Israel's attorney general: 'Bodies' exhibit disrespects the dead
The attorney general presented his opinion in response to a petition to the High Court against the exhibit for presenting the remains of executed Chinese prisoners without their consent.
Attorney General Yehuda Weinstein told the High Court of Justice on Sunday that exhibiting dead bodies in Israel without the prior consent of the dead offends the Jewish principle of "kavod ha-met," paying due respect to the deceased.
The opinion was presented in response to a petition by attorney David Schonberg against Weinstein, the chief of police, the deputy minister of health and the exhibition's Israeli producers and its producers abroad.
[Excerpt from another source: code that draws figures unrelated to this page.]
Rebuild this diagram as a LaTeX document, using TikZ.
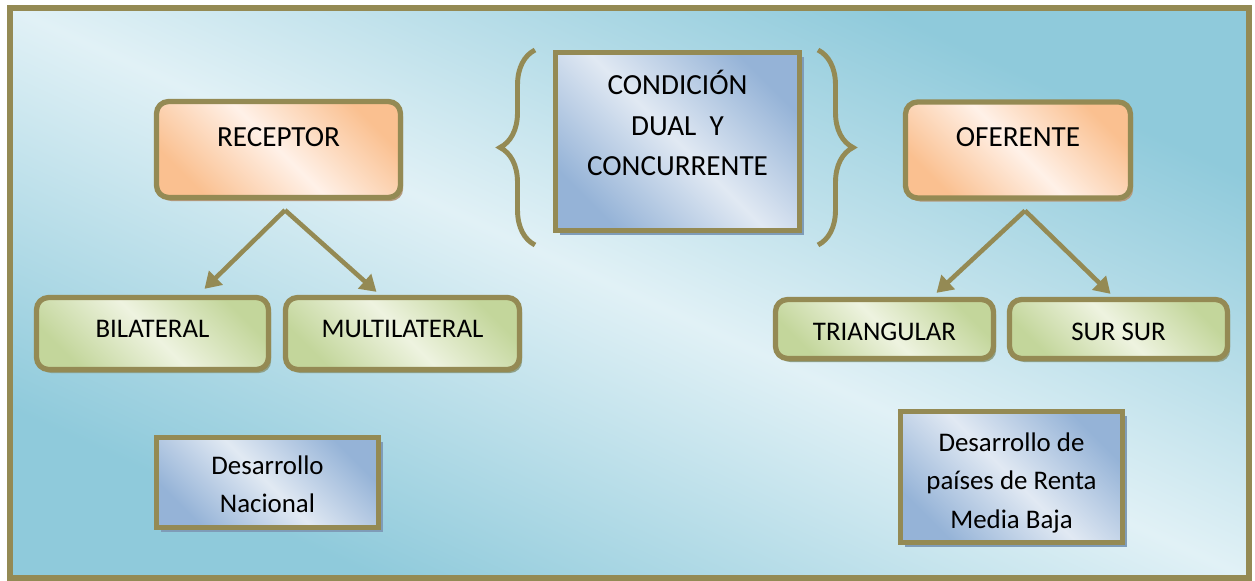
\documentclass[tikz,border=0pt]{standalone}
\usepackage{fontspec}
\setmainfont{Carlito}
\usetikzlibrary{arrows.meta, decorations.pathreplacing, shadows, calc}

\definecolor{olive}{HTML}{948A54}
\definecolor{bgdark}{HTML}{8FCADB}
\definecolor{bglight}{HTML}{E1F1F6}
\definecolor{orangedark}{HTML}{FAC090}
\definecolor{orangelight}{HTML}{FFF1E8}
\definecolor{orangeshadow}{HTML}{B59A7E}
\definecolor{greendark}{HTML}{C3D69B}
\definecolor{greenlight}{HTML}{EEF3E0}
\definecolor{greenshadow}{HTML}{8FA088}
\definecolor{bluedark}{HTML}{95B3D7}
\definecolor{bluelight}{HTML}{E1E9F3}
\definecolor{blueshadow}{HTML}{7F9CB8}

\tikzset{
  bigtext/.style={font=\fontsize{16.6}{23.3}\selectfont},
  smalltext/.style={font=\fontsize{15.3}{21.5}\selectfont},
  olivebox/.style={draw=olive, line width=3pt, inner sep=2pt, align=center, text depth=0pt},
  orangebox/.style={olivebox, bigtext, rounded corners=0.24cm,
    left color=orangedark, right color=orangedark, middle color=orangelight, shading angle=135,
    drop shadow={shadow xshift=1.5pt, shadow yshift=-2pt, fill=orangeshadow, opacity=1}},
  greenbox/.style={olivebox, smalltext, rounded corners=0.24cm,
    left color=greendark, right color=greendark, middle color=greenlight, shading angle=135,
    drop shadow={shadow xshift=1.5pt, shadow yshift=-2pt, fill=greenshadow, opacity=1}},
  bluebox/.style={olivebox,
    left color=bluedark, right color=bluedark, middle color=bluelight, shading angle=135,
    drop shadow={shadow xshift=2.5pt, shadow yshift=-2.5pt, fill=blueshadow, opacity=1}},
  arrow/.style={draw=olive, line width=2.6pt, -{Triangle[length=0.32cm, width=0.38cm]}},
  bracket/.style={draw=olive, line width=2.8pt, decorate, decoration={brace, amplitude=0.7cm}}
}

\begin{document}
\begin{tikzpicture}[x=0.02cm, y=-0.02cm]
    \useasboundingbox (0,0) rectangle (1255,581);

    % background
    \begin{scope}[transform canvas={xscale=2.17368}]
      \shade[left color=bgdark, right color=bgdark, middle color=bglight, shading angle=135] (4.6,8) rectangle (574.6,578);
    \end{scope}
    \draw[olive, line width=3.4pt] (10,8) rectangle (1249,578);

    % Receptor
    \node[orangebox, minimum width=4.88cm, minimum height=1.92cm, text height=0pt, text depth=0.14cm] (receptor) at (278.5,149.5) {RECEPTOR};
    \node[greenbox, minimum width=4.64cm, minimum height=1.44cm, text height=0.16cm] (bilateral) at (152.5,333.5) {BILATERAL};
    \node[greenbox, minimum width=4.68cm, minimum height=1.44cm, text height=0.16cm] (multilateral) at (402.5,333.5) {MULTILATERAL};
    \node[bluebox, smalltext, minimum width=4.44cm, minimum height=1.8cm, text height=1.2cm] (nacional) at (267.5,482.5) {Desarrollo\\Nacional};

    % Condicion
    \node[bluebox, bigtext, minimum width=4.88cm, minimum height=3.56cm, text height=1.38cm] (condicion) at (677.5,141.5) {CONDICIÓN\\DUAL~ Y\\CONCURRENTE};
    \draw[bracket] (535,245) -- (535,50);
    \draw[bracket] (818,50) -- (818,245);

    % Oferente
    \node[orangebox, minimum width=4.5cm, minimum height=1.92cm, text height=0pt, text depth=0.14cm] (oferente) at (1018,150) {OFERENTE};
    \node[greenbox, minimum width=4.36cm, minimum height=1.18cm, text height=0.46cm] (triangular) at (884.5,329) {TRIANGULAR};
    \node[greenbox, minimum width=4.36cm, minimum height=1.18cm, text height=0.46cm] (sursur) at (1118.5,329) {SUR SUR};
    \node[bluebox, font=\fontsize{15.3}{22}\selectfont, minimum width=4.44cm, minimum height=2.62cm, text height=2.06cm] (rentamedia) at (1011.5,477) {Desarrollo de\\países de Renta\\Media Baja};

    % arrows
    \coordinate (bilTip) at ($(bilateral.north)+(52,-6)$);
    \coordinate (mulTip) at ($(multilateral.north)+(-26,-3)$);
    \coordinate (triTip) at ($(triangular.north)+(52,-4)$);
    \coordinate (surTip) at ($(sursur.north)+(-8,-3)$);
    \draw[arrow] ([xshift=0.13cm, yshift=-0.2cm]receptor.south) -- (bilTip);
    \draw[arrow] ([xshift=0.13cm, yshift=-0.2cm]receptor.south) -- (mulTip);
    \draw[arrow] ([xshift=0.14cm, yshift=-0.2cm]oferente.south) -- (triTip);
    \draw[arrow] ([xshift=0.14cm, yshift=-0.2cm]oferente.south) -- (surTip);
\end{tikzpicture}
\end{document}
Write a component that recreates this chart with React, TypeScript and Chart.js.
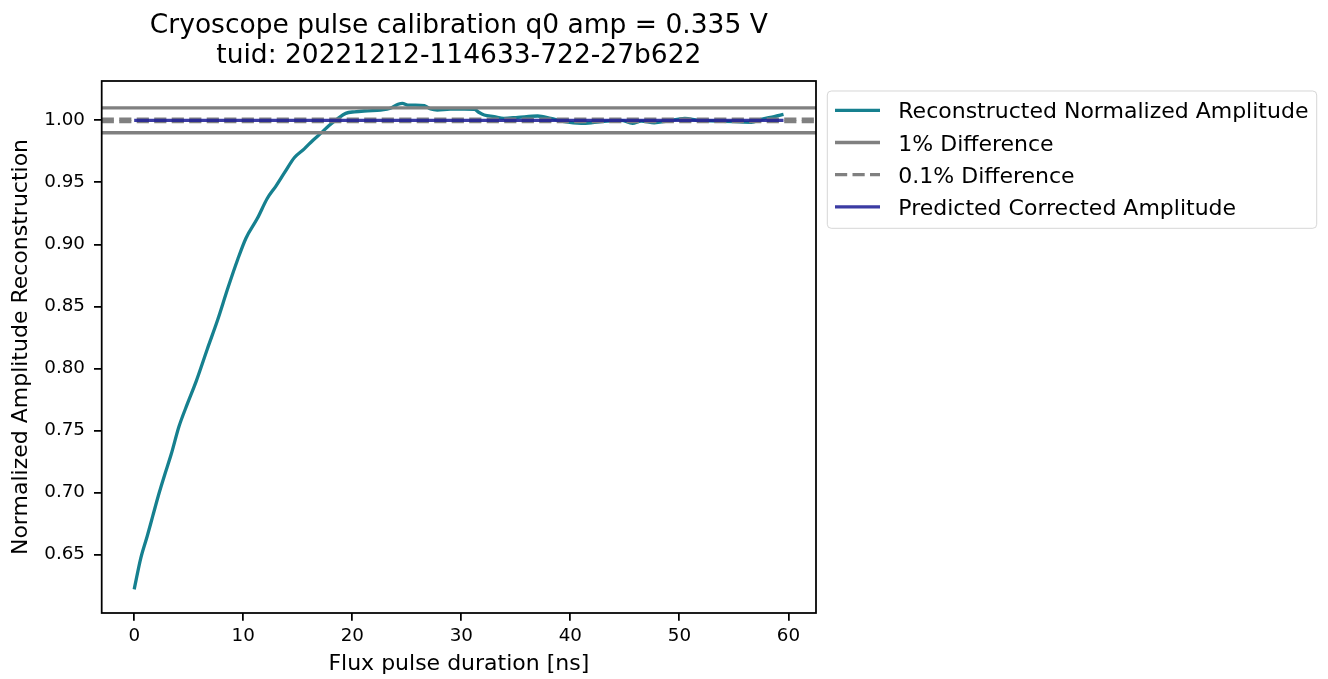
import React, { useEffect, useRef } from "react";
import { Chart, registerables } from "chart.js";

Chart.register(...registerables);

const FONT = "'DejaVu Sans', sans-serif";

const titleLines = [
  "Cryoscope pulse calibration q0 amp = 0.335 V",
  "tuid: 20221212-114633-722-27b622",
];
const xAxisLabel = "Flux pulse duration [ns]";
const yAxisLabel = "Normalized Amplitude Reconstruction";

// Flux pulse duration [ns]
const durations = [
  0, 0.6, 1.2, 1.7, 2.3, 2.75, 3.4, 4.1, 4.9, 5.7, 6.7, 7.65, 8.6, 9.5, 10.25,
  11.3, 12.2, 13.0, 13.8, 14.7, 15.6, 16.4, 17.1, 17.9, 18.7, 19.4, 20.2, 21.4,
  22.6, 23.5, 24.2, 24.6, 25.1, 25.8, 26.6, 27.2, 27.8, 29.0, 30.3, 31.2, 31.6,
  32.1, 33.0, 33.9, 35.2, 37.0, 38.2, 39.45, 41.0, 41.9, 43.4, 44.65, 45.7, 46.5,
  47.7, 48.9, 50.5, 51.7, 53.5, 55.0, 56.6, 57.5, 58.7, 59.55,
];
// Reconstructed normalized amplitude
const amplitudes = [
  0.622, 0.647, 0.665, 0.681, 0.7, 0.713, 0.731, 0.753, 0.772, 0.79, 0.8155,
  0.839, 0.865, 0.888, 0.905, 0.921, 0.937, 0.947, 0.958, 0.97, 0.977, 0.984,
  0.9895, 0.996, 1.0016, 1.0056, 1.0069, 1.0077, 1.0083, 1.0097, 1.0129, 1.0137,
  1.0123, 1.0123, 1.0118, 1.0091, 1.0083, 1.009, 1.009, 1.0089, 1.0065, 1.0043,
  1.003, 1.0016, 1.0024, 1.0035, 1.0016, 0.9989, 0.9976, 0.998, 0.9994, 1.0,
  0.9976, 0.9994, 0.998, 0.9994, 1.0016, 1.0, 0.9994, 0.9989, 0.9984, 1.0008,
  1.003, 1.0048,
];

const onePercentLevels = [1.01, 0.99];
const tenthPercentLevels = [1.001, 0.999];
const predictedLevel = 1.0;

const xTicks = [0, 10, 20, 30, 40, 50, 60];
const yTicks = [0.65, 0.7, 0.75, 0.8, 0.85, 0.9, 0.95, 1.0];

const legendLabels = [
  "Reconstructed Normalized Amplitude",
  "1% Difference",
  "0.1% Difference",
  "Predicted Corrected Amplitude",
];

const X_MIN = -2.98;
const X_MAX = 62.53;
const Y_MIN = 0.6029;
const Y_MAX = 1.0317;

const TEAL = "#16808f";
const GREY = "#808080";
const BLUE = "rgba(32, 32, 150, 0.88)";
const DASH = [12.2, 5.3];
const LW = 3.3;

const decorPlugin = {
  id: "decor",
  afterDatasetsDraw(chart: any) {
    const { ctx, chartArea } = chart;
    const { left, right, top, bottom } = chartArea;
    ctx.save();
    // frame (spines)
    ctx.strokeStyle = "#000";
    ctx.lineWidth = 1.76;
    ctx.setLineDash([]);
    ctx.strokeRect(left, top, right - left, bottom - top);

    // title
    ctx.fillStyle = "#000";
    ctx.font = `26.5px ${FONT}`;
    ctx.textAlign = "center";
    ctx.textBaseline = "alphabetic";
    const cx = (left + right) / 2;
    ctx.fillText(titleLines[0], cx, 33.3);
    ctx.fillText(titleLines[1], cx, 63.3);

    // legend
    const bx = 827.3, by = 91, bw = 489.4, bh = 137.3, r = 4;
    ctx.beginPath();
    ctx.moveTo(bx + r, by);
    ctx.lineTo(bx + bw - r, by);
    ctx.arcTo(bx + bw, by, bx + bw, by + r, r);
    ctx.lineTo(bx + bw, by + bh - r);
    ctx.arcTo(bx + bw, by + bh, bx + bw - r, by + bh, r);
    ctx.lineTo(bx + r, by + bh);
    ctx.arcTo(bx, by + bh, bx, by + bh - r, r);
    ctx.lineTo(bx, by + r);
    ctx.arcTo(bx, by, bx + r, by, r);
    ctx.closePath();
    ctx.fillStyle = "rgba(255,255,255,0.8)";
    ctx.fill();
    ctx.strokeStyle = "rgba(204,204,204,0.8)";
    ctx.lineWidth = 1;
    ctx.stroke();

    const styles = [
      { color: TEAL, dash: [] as number[] },
      { color: GREY, dash: [] as number[] },
      { color: GREY, dash: DASH },
      { color: BLUE, dash: [] as number[] },
    ];
    ctx.font = `22px ${FONT}`;
    ctx.textAlign = "left";
    legendLabels.forEach((label, i) => {
      const base = 118.3 + i * 32.2;
      const ly = base - 8;
      ctx.beginPath();
      ctx.strokeStyle = styles[i].color;
      ctx.lineWidth = LW;
      ctx.setLineDash(styles[i].dash);
      ctx.moveTo(835, ly);
      ctx.lineTo(880, ly);
      ctx.stroke();
      ctx.setLineDash([]);
      ctx.fillStyle = "#000";
      ctx.fillText(label, 898.3, base);
    });
    ctx.restore();
  },
};

export default function App() {
  const canvasRef = useRef<HTMLCanvasElement | null>(null);

  useEffect(() => {
    if (!canvasRef.current) return;
    Chart.defaults.font.family = FONT;
    const hline = (y: number, color: string, dash: number[], order: number) => ({
      data: [
        { x: X_MIN, y },
        { x: X_MAX, y },
      ],
      borderColor: color,
      borderWidth: LW,
      borderDash: dash,
      pointRadius: 0,
      order,
    });
    const chart = new Chart(canvasRef.current, {
      type: "line",
      data: {
        datasets: [
          {
            data: durations.map((x, i) => ({ x, y: amplitudes[i] })),
            borderColor: TEAL,
            borderWidth: LW,
            pointRadius: 0,
            tension: 0,
            cubicInterpolationMode: "monotone",
            borderJoinStyle: "round",
            order: 10,
          },
          hline(onePercentLevels[0], GREY, [], 9),
          hline(onePercentLevels[1], GREY, [], 8),
          hline(tenthPercentLevels[0], GREY, DASH, 7),
          hline(tenthPercentLevels[1], GREY, DASH, 6),
          {
            data: [
              { x: durations[0], y: predictedLevel },
              { x: durations[durations.length - 1], y: predictedLevel },
            ],
            borderColor: BLUE,
            borderWidth: LW,
            pointRadius: 0,
            order: 1,
          },
        ] as any,
      },
      options: {
        animation: false,
        responsive: false,
        devicePixelRatio: 1,
        layout: { padding: { top: 81, right: 512, bottom: 0, left: 0 } },
        plugins: {
          legend: { display: false },
          tooltip: { enabled: false },
          title: { display: false },
        },
        events: [],
        scales: {
          x: {
            type: "linear",
            min: X_MIN,
            max: X_MAX,
            afterBuildTicks: (s: any) => {
              s.ticks = xTicks.map((v) => ({ value: v }));
            },
            afterFit: (s: any) => {
              s.height = 66;
            },
            border: { display: false },
            grid: {
              drawOnChartArea: false,
              drawTicks: true,
              tickLength: 7.7,
              color: "#000",
              lineWidth: 1.76,
            },
            ticks: {
              font: { size: 18.3, family: FONT },
              color: "#000",
              padding: 4.5,
              maxRotation: 0,
              autoSkip: false,
              callback: (v: any) => String(v),
            },
            title: {
              display: true,
              text: xAxisLabel,
              color: "#000",
              font: { size: 22, family: FONT, lineHeight: 1.2 },
              padding: { top: 0, bottom: 1.8 },
            },
          },
          y: {
            type: "linear",
            min: Y_MIN,
            max: Y_MAX,
            afterBuildTicks: (s: any) => {
              s.ticks = yTicks.map((v) => ({ value: v }));
            },
            afterFit: (s: any) => {
              s.width = 101.7;
            },
            border: { display: false },
            grid: {
              drawOnChartArea: false,
              drawTicks: true,
              tickLength: 7.7,
              color: "#000",
              lineWidth: 1.76,
            },
            ticks: {
              font: { size: 18.3, family: FONT },
              color: "#000",
              padding: 9,
              autoSkip: false,
              callback: (v: any) => Number(v).toFixed(2),
            },
            title: {
              display: true,
              text: yAxisLabel,
              color: "#000",
              font: { size: 22, family: FONT, lineHeight: 1.2 },
              padding: { top: 7.8, bottom: 0 },
            },
          },
        },
      } as any,
      plugins: [decorPlugin],
    });
    return () => chart.destroy();
  }, []);

  return (
    <div style={{ position: "absolute", left: 0, top: 0, width: 1328, height: 679, background: "#fff" }}>
      <canvas ref={canvasRef} width={1328} height={679} style={{ width: 1328, height: 679, display: "block" }} />
    </div>
  );
}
The exhibit, due to remain open to the public at Mitcham Hatachana in south Tel Aviv through August, features human bodies preserved through the process of polymer preservation, through which human tissue is permanently preserved using liquid silicone rubber. The exhibit has been displayed in cities worldwide.
Schonberg argues that the producers failed to present "documentation as to the conscious consent of the people to their bodies being used after their death in an exhibition for commercial purposes." It adds that the producers misled the public regarding the source of the bodies hiding the fact that the bodies on display were in fact those of executed Chinese prisoners who never gave their consent to have their remains sold and put on display.
Weinstein wrote that the using human corpses for commercial profit dishonored the dead. "Taking the body, preserving it, selling and exhibiting it without the consent of the dead, as if it were an object open to anyone's use was disrespectful to the deceased and to the autonomy of the living," he wrote.
Weinstein added that despite the fact that the bodies were collected and preserved abroad, exhibiting dead bodies without consent, was disrespectful of the dead." Weinstein suggested that the Tel Aviv Municipality would also be requested to reply to the petition, since the exhibition is held in the city.
When the petition was submitted last May, the exhibition's producers said that "it was obvious there would be people in Israel who would try to stop the exhibition from being shown in Israel for religious reason, and it was obvious that they would be the exact same people who tried to stop a similar exhibition three years ago. This specific exhibition is presented throughout the world in major cities, and permanently exhibited in New York and Las Vegas. The Israeli exhibition has received all necessary permits from all the relevant authorities, including the Health Ministry, the police, the Customs Authority and the Tel Aviv municipality."